On August 18, the Bangladesh Securities and Exchange Commission (BSEC) submitted a set of proposals, including the introduction of the dividend distribution hub, to overhaul the CMSF.
"In a recent meeting, the finance adviser already gave his verbal consent in favour of distributing dividends through the Stabilisation Fund," said a senior BSEC official, wishing not to be named as he does not have the authority to speak to the media.
The CMSF will have to sign a memorandum of understanding (MoU) with the National Board of Revenue (NBR) before activating the system.
Currently, investors have to navigate a cumbersome process to avail of the tax waiver on dividend income up to Tk 50,000 annually.
Listed companies issue tax certificates separately after deducting 15 per cent tax from dividend income of shareholders who are registered taxpayers with a TIN (tax identification number). The tax rate is 20 per cent for those without a TIN.
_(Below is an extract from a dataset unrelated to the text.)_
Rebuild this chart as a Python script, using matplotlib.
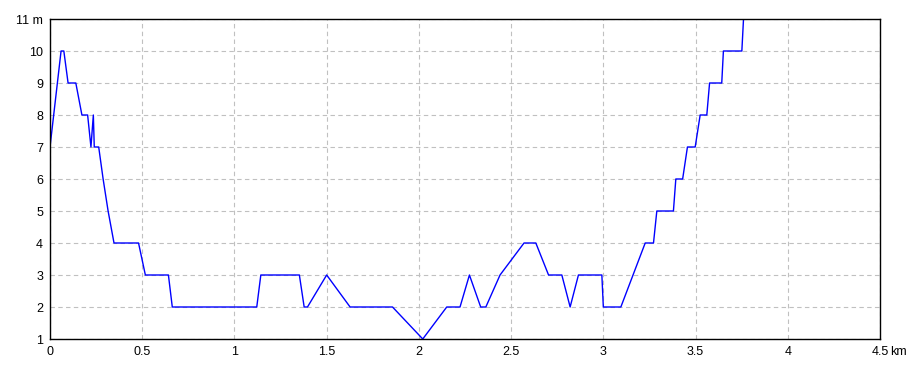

Investors have to collect as many tax certificates as the number of companies they are invested in, which is often discouraging. Shareholders must then submit those tax certificates along with tax returns to the revenue board to enjoy the tax benefits.
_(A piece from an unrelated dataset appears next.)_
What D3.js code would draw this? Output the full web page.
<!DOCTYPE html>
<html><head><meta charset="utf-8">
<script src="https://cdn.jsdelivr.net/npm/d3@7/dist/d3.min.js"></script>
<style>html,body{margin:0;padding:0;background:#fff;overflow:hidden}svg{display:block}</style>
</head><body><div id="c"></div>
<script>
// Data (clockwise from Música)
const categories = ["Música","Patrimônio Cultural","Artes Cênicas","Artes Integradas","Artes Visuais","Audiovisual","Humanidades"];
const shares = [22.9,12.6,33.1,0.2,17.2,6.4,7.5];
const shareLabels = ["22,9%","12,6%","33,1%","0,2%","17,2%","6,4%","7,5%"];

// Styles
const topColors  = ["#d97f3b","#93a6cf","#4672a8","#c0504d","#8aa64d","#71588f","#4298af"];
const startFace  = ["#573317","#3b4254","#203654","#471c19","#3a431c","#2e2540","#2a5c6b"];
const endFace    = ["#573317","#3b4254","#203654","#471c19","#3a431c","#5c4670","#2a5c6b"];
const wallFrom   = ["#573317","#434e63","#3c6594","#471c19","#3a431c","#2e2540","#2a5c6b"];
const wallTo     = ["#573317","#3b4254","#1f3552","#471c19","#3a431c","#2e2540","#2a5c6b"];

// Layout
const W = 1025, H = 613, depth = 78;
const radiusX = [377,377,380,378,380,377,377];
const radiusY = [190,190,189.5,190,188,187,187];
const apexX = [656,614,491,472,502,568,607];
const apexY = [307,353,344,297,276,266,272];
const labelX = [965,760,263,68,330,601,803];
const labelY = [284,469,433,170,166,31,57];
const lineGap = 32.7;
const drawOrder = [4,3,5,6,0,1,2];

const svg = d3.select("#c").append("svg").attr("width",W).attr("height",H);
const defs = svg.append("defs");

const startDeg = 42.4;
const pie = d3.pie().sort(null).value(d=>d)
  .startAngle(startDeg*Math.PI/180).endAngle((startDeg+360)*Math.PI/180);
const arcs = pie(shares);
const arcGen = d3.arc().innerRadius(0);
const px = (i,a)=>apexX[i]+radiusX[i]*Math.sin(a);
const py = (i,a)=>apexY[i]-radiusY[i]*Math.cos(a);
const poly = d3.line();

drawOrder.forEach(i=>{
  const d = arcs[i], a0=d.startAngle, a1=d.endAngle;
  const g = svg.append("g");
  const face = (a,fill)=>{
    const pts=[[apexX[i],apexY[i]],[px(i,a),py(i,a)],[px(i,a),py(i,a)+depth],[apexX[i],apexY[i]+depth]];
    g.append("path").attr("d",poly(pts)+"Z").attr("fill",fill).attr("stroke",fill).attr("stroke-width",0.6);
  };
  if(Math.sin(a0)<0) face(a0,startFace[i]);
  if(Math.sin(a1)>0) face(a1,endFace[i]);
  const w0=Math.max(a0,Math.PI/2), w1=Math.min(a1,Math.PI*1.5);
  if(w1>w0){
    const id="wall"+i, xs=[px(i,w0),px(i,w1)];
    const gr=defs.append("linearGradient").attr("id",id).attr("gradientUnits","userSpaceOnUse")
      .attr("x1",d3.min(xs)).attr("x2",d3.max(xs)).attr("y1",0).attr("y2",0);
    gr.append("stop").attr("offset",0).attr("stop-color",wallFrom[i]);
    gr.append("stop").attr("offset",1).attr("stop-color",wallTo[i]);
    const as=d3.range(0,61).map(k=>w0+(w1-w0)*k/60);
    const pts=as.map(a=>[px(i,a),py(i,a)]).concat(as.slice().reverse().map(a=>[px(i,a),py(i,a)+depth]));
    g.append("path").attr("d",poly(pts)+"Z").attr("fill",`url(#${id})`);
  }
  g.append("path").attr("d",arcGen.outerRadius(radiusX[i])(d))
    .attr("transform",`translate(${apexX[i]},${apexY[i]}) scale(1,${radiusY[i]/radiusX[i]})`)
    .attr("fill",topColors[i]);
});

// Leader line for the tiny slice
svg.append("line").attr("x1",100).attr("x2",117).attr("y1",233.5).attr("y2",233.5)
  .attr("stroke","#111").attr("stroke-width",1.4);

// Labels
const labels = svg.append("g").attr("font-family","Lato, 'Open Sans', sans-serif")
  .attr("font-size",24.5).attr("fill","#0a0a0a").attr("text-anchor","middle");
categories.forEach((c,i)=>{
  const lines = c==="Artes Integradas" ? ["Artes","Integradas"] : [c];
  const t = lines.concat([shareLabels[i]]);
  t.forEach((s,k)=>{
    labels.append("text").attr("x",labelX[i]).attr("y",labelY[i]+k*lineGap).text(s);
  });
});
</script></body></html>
Golam Rabbani Hamidi, chief executive officer of Modern Securities, said it is very difficult for investors to collect tax certificates from multiple companies.


"A significant number of investors do not feel encouraged to acquire tax certifications, going from company to company," Mr Hamidi said.
A handful of brokers, such as IDLC Securities, however, provide tax statements that are accepted by the National Board of Revenue with tax returns.
An official of IDLC Securities said they provide each client with a tax statement citing cash dividends earned from different companies and tax deducted in each case.
The common trend is that even when companies transfer cash dividends to investors' bank accounts, deducting tax, shareholders fail to avail of tax benefits because of the unavailability of tax certificates.
CMSF officials say tax certificates collected by investors sometimes do not match the online submission of tax returns.
On the other hand, a pile of tax certificates increases the workload of revenue board officials. Considering all these issues, the CMSF has developed the online module to provide a one-stop service to investors.
Wasi Azam, head of operations at the CMSF, said their proposed system, if enforced, would allow companies to transfer cash dividends to the bank account of the Stabilisation Fund.
As the Fund will have data sharing with the Central Depository Bangladesh Ltd. (CDBL), the CMSF's software will easily sort out investors' dividends. On receipt of an investor's cash dividends from multiple listed companies, they will be issued a single challan on the total dividend income.
Investors with TIN will receive the challan by email, as they provide their email ID when opening BO (beneficiary owner's) accounts. They will also be able to download challans from the CMSF domain.
Challans for investors without TIN will be distributed manually.
The previous commission introduced the Stabilisation Fund by formulating rules that came into effect in June 2021, to help revitalise the market through liquidity support along with settling investors' claims of undistributed or unsettled dividends.
Since the fall of the previous government, however, the fate of the CMSF has been hanging in the balance as its role has come under question.